- **Task to complete**: Return the material exactly as supplied, apart from the pictures, which are omitted.

- **Data excerpt**:
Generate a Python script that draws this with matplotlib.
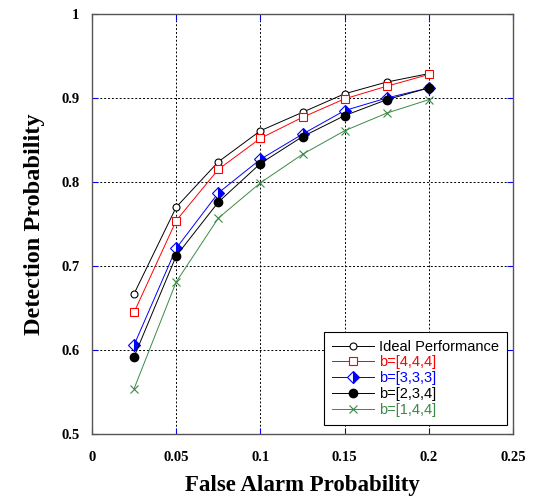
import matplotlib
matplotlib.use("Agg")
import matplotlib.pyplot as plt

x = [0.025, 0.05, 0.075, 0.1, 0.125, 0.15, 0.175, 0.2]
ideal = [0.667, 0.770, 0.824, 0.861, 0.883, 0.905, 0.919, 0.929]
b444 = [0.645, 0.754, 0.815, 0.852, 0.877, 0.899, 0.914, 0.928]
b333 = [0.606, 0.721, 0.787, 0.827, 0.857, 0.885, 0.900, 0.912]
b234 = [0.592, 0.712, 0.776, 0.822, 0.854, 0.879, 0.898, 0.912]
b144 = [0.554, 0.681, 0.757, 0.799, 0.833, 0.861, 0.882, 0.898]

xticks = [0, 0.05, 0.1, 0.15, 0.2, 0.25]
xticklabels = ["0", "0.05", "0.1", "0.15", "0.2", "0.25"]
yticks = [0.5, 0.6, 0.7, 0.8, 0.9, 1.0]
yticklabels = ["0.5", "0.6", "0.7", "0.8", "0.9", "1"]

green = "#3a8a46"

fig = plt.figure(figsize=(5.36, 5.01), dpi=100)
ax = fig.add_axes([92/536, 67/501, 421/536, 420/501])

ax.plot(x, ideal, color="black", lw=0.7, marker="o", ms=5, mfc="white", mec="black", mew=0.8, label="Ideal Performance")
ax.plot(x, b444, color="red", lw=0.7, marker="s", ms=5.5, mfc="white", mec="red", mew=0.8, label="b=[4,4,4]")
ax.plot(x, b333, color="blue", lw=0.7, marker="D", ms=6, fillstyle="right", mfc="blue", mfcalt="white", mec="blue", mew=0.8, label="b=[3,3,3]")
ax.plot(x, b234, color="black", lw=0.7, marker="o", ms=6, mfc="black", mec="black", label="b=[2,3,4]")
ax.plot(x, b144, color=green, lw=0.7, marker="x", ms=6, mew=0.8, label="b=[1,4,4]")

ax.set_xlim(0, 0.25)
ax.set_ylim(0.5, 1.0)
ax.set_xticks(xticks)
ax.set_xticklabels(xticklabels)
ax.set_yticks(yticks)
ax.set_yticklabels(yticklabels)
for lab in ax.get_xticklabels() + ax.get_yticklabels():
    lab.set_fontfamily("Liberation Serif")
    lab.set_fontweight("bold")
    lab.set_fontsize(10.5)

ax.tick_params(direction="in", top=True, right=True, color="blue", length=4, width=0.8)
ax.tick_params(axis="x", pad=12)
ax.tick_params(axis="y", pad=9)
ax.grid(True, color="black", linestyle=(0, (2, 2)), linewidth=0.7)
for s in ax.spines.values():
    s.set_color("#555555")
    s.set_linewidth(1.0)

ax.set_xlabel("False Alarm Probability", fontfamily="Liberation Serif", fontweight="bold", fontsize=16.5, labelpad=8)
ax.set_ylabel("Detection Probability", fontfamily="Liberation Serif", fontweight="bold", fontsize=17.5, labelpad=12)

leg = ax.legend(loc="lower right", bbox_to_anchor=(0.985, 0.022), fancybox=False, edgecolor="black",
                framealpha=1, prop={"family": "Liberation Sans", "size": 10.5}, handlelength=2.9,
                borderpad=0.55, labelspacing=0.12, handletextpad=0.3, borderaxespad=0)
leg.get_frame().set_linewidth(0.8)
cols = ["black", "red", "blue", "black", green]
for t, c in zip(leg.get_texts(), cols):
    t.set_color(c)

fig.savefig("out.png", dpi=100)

- **Worked solution**:
Generate a Python script that draws this with matplotlib.
import matplotlib
matplotlib.use("Agg")
import matplotlib.pyplot as plt

x = [0.025, 0.05, 0.075, 0.1, 0.125, 0.15, 0.175, 0.2]
ideal = [0.667, 0.770, 0.824, 0.861, 0.883, 0.905, 0.919, 0.929]
b444 = [0.645, 0.754, 0.815, 0.852, 0.877, 0.899, 0.914, 0.928]
b333 = [0.606, 0.721, 0.787, 0.827, 0.857, 0.885, 0.900, 0.912]
b234 = [0.592, 0.712, 0.776, 0.822, 0.854, 0.879, 0.898, 0.912]
b144 = [0.554, 0.681, 0.757, 0.799, 0.833, 0.861, 0.882, 0.898]

xticks = [0, 0.05, 0.1, 0.15, 0.2, 0.25]
xticklabels = ["0", "0.05", "0.1", "0.15", "0.2", "0.25"]
yticks = [0.5, 0.6, 0.7, 0.8, 0.9, 1.0]
yticklabels = ["0.5", "0.6", "0.7", "0.8", "0.9", "1"]

green = "#3a8a46"

fig = plt.figure(figsize=(5.36, 5.01), dpi=100)
ax = fig.add_axes([92/536, 67/501, 421/536, 420/501])

ax.plot(x, ideal, color="black", lw=0.7, marker="o", ms=5, mfc="white", mec="black", mew=0.8, label="Ideal Performance")
ax.plot(x, b444, color="red", lw=0.7, marker="s", ms=5.5, mfc="white", mec="red", mew=0.8, label="b=[4,4,4]")
ax.plot(x, b333, color="blue", lw=0.7, marker="D", ms=6, fillstyle="right", mfc="blue", mfcalt="white", mec="blue", mew=0.8, label="b=[3,3,3]")
ax.plot(x, b234, color="black", lw=0.7, marker="o", ms=6, mfc="black", mec="black", label="b=[2,3,4]")
ax.plot(x, b144, color=green, lw=0.7, marker="x", ms=6, mew=0.8, label="b=[1,4,4]")

ax.set_xlim(0, 0.25)
ax.set_ylim(0.5, 1.0)
ax.set_xticks(xticks)
ax.set_xticklabels(xticklabels)
ax.set_yticks(yticks)
ax.set_yticklabels(yticklabels)
for lab in ax.get_xticklabels() + ax.get_yticklabels():
    lab.set_fontfamily("Liberation Serif")
    lab.set_fontweight("bold")
    lab.set_fontsize(10.5)

ax.tick_params(direction="in", top=True, right=True, color="blue", length=4, width=0.8)
ax.tick_params(axis="x", pad=12)
ax.tick_params(axis="y", pad=9)
ax.grid(True, color="black", linestyle=(0, (2, 2)), linewidth=0.7)
for s in ax.spines.values():
    s.set_color("#555555")
    s.set_linewidth(1.0)

ax.set_xlabel("False Alarm Probability", fontfamily="Liberation Serif", fontweight="bold", fontsize=16.5, labelpad=8)
ax.set_ylabel("Detection Probability", fontfamily="Liberation Serif", fontweight="bold", fontsize=17.5, labelpad=12)

leg = ax.legend(loc="lower right", bbox_to_anchor=(0.985, 0.022), fancybox=False, edgecolor="black",
                framealpha=1, prop={"family": "Liberation Sans", "size": 10.5}, handlelength=2.9,
                borderpad=0.55, labelspacing=0.12, handletextpad=0.3, borderaxespad=0)
leg.get_frame().set_linewidth(0.8)
cols = ["black", "red", "blue", "black", green]
for t, c in zip(leg.get_texts(), cols):
    t.set_color(c)

fig.savefig("out.png", dpi=100)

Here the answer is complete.